In the midst of all these tempting and competing philosophies, Jesus is telling us, “Seek me first.” Who will we listen to?
This is why we have to make sure we are focusing on Jesus during our prayer and not doing these things simply out of routine. It’s why we have to be sure to spend time with members of our parish, praying together, sharing a meal together, or serving together. These practices will help us keep our minds focused on the high calling God has for us rather than on the ways of the world or our fallen nature or the devil.
So let’s enjoy the media, but be sure to let in only what is good and wholesome. Let’s try to keep material things in the right perspective. Let’s try to find a balance between looking out for our comfort and taking care of the people around us. If we can do that, we’re sure to bear fruit.
Don’t be afraid to take up the spiritual battle today. It’s the least you can do in return for all that Jesus has done for you!
“Jesus, thank you for your friendship. Help me to remain in your love.”
(Many thanks to The Word Among Us (www.wau.org) for allowing us to use meditations from their monthly devotional magazine. Used with permission.)
Questions for Reflection or Group Discussion
- In the first reading, St. Peter enters the home of the gentile centurion, Cornelius, and proclaims that “God shows no partiality.

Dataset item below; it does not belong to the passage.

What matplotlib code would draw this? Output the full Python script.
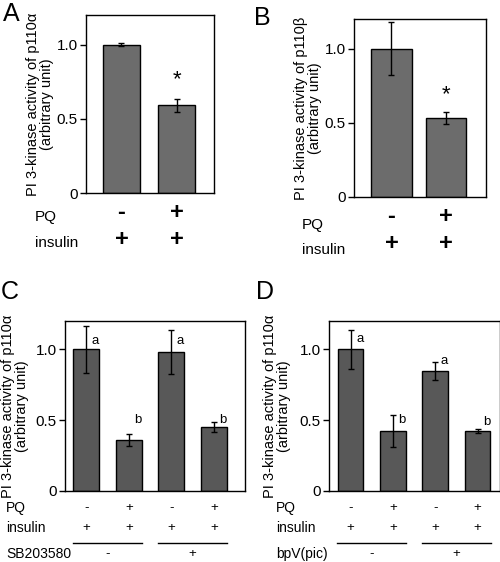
import matplotlib
matplotlib.use('Agg')
import matplotlib.pyplot as plt
from matplotlib.transforms import blended_transform_factory
import numpy as np

plt.rcParams['font.family'] = ['Liberation Sans', 'DejaVu Sans']

W, H = 500, 562

# datos de los paneles
a_vals = [1.0, 0.59]
a_err = [0.01, 0.045]
b_vals = [1.0, 0.53]
b_err = [0.18, 0.04]
c_vals = [1.0, 0.36, 0.984, 0.449]
c_err = [0.165, 0.04, 0.155, 0.035]
c_letters = ['a', 'b', 'a', 'b']
c_letter_y = [1.06, 0.50, 1.06, 0.50]
d_vals = [1.0, 0.423, 0.848, 0.423]
d_err = [0.137, 0.115, 0.065, 0.012]
d_letters = ['a', 'b', 'a', 'b']
d_letter_y = [1.07, 0.50, 0.92, 0.49]

pq_2 = ['-', '+']
ins_2 = ['+', '+']
pq_4 = ['-', '+', '-', '+']
ins_4 = ['+', '+', '+', '+']
treat_4 = ['-', '+']

ylabel_a = 'PI 3-kinase activity of p110\u03b1\n(arbitrary unit)'
ylabel_b = 'PI 3-kinase activity of p110\u03b2\n(arbitrary unit)'

fig = plt.figure(figsize=(W / 100, H / 100), dpi=100)


def add_ax(left, right, top, bottom):
    return fig.add_axes([left / W, 1 - bottom / H, (right - left) / W, (bottom - top) / H])


def fy(px):
    return 1 - px / H


def fx(px):
    return px / W


def base_panel(ax, vals, err, xlim, width, color, ylabel, ylab_x, tick_fs):
    x = np.arange(len(vals))
    ax.bar(x, vals, width=width, color=color, edgecolor='black', linewidth=1.0, zorder=2)
    ax.errorbar(x, vals, yerr=err, fmt='none', ecolor='black', elinewidth=1.0,
                capsize=2, capthick=1.0, zorder=3)
    ax.set_xlim(*xlim)
    ax.set_ylim(0, 1.2)
    ax.set_yticks([0, 0.5, 1.0])
    ax.set_yticklabels(['0', '0.5', '1.0'], fontsize=tick_fs)
    ax.set_xticks([])
    ax.tick_params(axis='y', direction='out', length=4, width=1, pad=2)
    for s in ax.spines.values():
        s.set_linewidth(1.0)
    fig.text(fx(ylab_x), ax.get_position().y0 + ax.get_position().height / 2, ylabel,
             rotation=90, ha='center', va='center', fontsize=10.5, linespacing=1.05)
    return x


# Panel A
axA = add_ax(86, 214, 15, 193)
xA = base_panel(axA, a_vals, a_err, (-0.64, 1.67), 0.67, '#6c6c6c', ylabel_a, 40, 11)
tA = blended_transform_factory(axA.transData, fig.transFigure)
axA.text(xA[1], 0.765, '*', ha='center', va='center', fontsize=16)
for i in range(2):
    axA.text(xA[i], fy(213), pq_2[i], transform=tA, ha='center', va='center', fontsize=17, fontweight='bold')
    axA.text(xA[i], fy(240), ins_2[i], transform=tA, ha='center', va='center', fontsize=17, fontweight='bold')
fig.text(fx(35), fy(217), 'PQ', ha='left', va='center', fontsize=11)
fig.text(fx(35), fy(243), 'insulin', ha='left', va='center', fontsize=11)
fig.text(fx(3), fy(14), 'A', ha='left', va='center', fontsize=18)

# Panel B
axB = add_ax(354, 486, 19, 197)
xB = base_panel(axB, b_vals, b_err, (-0.69, 1.74), 0.74, '#6c6c6c', ylabel_b, 308, 11)
tB = blended_transform_factory(axB.transData, fig.transFigure)
axB.text(xB[1], 0.69, '*', ha='center', va='center', fontsize=16)
for i in range(2):
    axB.text(xB[i], fy(217), pq_2[i], transform=tB, ha='center', va='center', fontsize=17, fontweight='bold')
    axB.text(xB[i], fy(244), ins_2[i], transform=tB, ha='center', va='center', fontsize=17, fontweight='bold')
fig.text(fx(302), fy(225), 'PQ', ha='left', va='center', fontsize=11)
fig.text(fx(302), fy(250), 'insulin', ha='left', va='center', fontsize=11)
fig.text(fx(254), fy(18), 'B', ha='left', va='center', fontsize=18)


def four_panel(ax, vals, err, letters, letter_y, xlim, treat_name, ylab_x, lab_x):
    x = base_panel(ax, vals, err, xlim, 0.61, '#585858', ylabel_a, ylab_x, 11)
    t = blended_transform_factory(ax.transData, fig.transFigure)
    for i in range(4):
        ax.text(x[i] + 0.13, letter_y[i], letters[i], ha='left', va='center', fontsize=9.5)
        ax.text(x[i], fy(508), pq_4[i], transform=t, ha='center', va='center', fontsize=9.5)
        ax.text(x[i], fy(528), ins_4[i], transform=t, ha='center', va='center', fontsize=9.5)
    for j in range(2):
        x0 = x[2 * j] - 0.31
        x1 = x[2 * j + 1] + 0.31
        ax.plot([x0, x1], [fy(542.5), fy(542.5)], transform=t, color='black', lw=1.0, clip_on=False)
        ax.text((x[2 * j] + x[2 * j + 1]) / 2, fy(554), treat_4[j], transform=t,
                ha='center', va='center', fontsize=9.5)
    fig.text(fx(lab_x), fy(508), 'PQ', ha='left', va='center', fontsize=10)
    fig.text(fx(lab_x), fy(528), 'insulin', ha='left', va='center', fontsize=10)
    fig.text(fx(lab_x), fy(554), treat_name, ha='left', va='center', fontsize=10)


# Panel C
axC = add_ax(65, 245, 321, 491)
four_panel(axC, c_vals, c_err, c_letters, c_letter_y, (-0.5, 3.73), 'SB203580', 15, 6)
fig.text(fx(1), fy(292), 'C', ha='left', va='center', fontsize=18)

# Panel D
axD = add_ax(329, 500, 321, 491)
four_panel(axD, d_vals, d_err, d_letters, d_letter_y, (-0.51, 3.53), 'bpV(pic)', 277, 276)
fig.text(fx(256), fy(292), 'D', ha='left', va='center', fontsize=18)

fig.savefig('out.png', dpi=100)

Rather, in every nation whoever fears him and acts uprightly is acceptable to him.” Yet, we also hear these words: “The circumcised believers who had accompanied Peter
were astounded that the gift of the Holy Spirit should have been poured out on the Gentiles also,
for they could hear them speaking in tongues and glorifying God.” Why do you think they were “astounded”?
- Saint John Paul II tells us that “The Catholic Church bases upon God’s plan her ecumenical commitment to gather all Christians into unity.” As Catholics, do we sometimes have a hard time believing that God’s graces, including the gift of the Holy Spirit, have been given to our separated Christian brothers and sisters? How open are you to share in Saint John Paul II’s desire for Christian unity? What can you do to foster it?
- The Responsorial Psalm ends with these uplifting words: “Sing joyfully to the Lord, all you lands; break into song, sing praise.” What reasons does the psalmist give for doing this? What reasons do you have for doing this?
- In the second reading, St. John tells us this really remarkable truth: “In this is love: not that we have loved God, but that he loved us and sent his Son as expiation for our sins” (1 John 4:10). In what ways have you known and experienced God’s love for you, not just for all people, but for you personally? What impact has this had on how you live out your Christian life?
- The Gospel reading begins with another remarkable truth: “As the Father loves me, so also I love you” (John 15:9). The reading also ends with how we are to respond to Jesus’ great love for us: “love one another.” How easy is it for you to share God’s love with others? When is it difficult for you to love others? How can knowing and experiencing more deeply the truth of John 15:9 (and 1 John 4:10) help you to love others as Jesus loves you?
- The meditation begins with these words: “We engage in a spiritual battle every day. On the one side, there is “the world”—everything around us that is opposed to Jesus. There is “the flesh”—everything within us that is opposed to Jesus. And there is “Satan”—who is completely opposed to Jesus. These three will do anything to keep us from enjoying God’s love and sharing it with other people. On the other side, we have the Holy Spirit, the sacraments, the word of God, and one another.” The meditation then ends with these words: “Don’t be afraid to take up the spiritual battle today. It’s the least you can do in return for all that Jesus has done for you!” In what ways, in your own life, do you experience a spiritual battle with the world, the flesh, and the devil”? What are the weapons we have to fight and win this “battle”?
- Take some time now to pray and thank the Lord for his great love and friendship. Pray also for the grace to always remain in his love. Use the prayer at the end of the meditation as the starting point.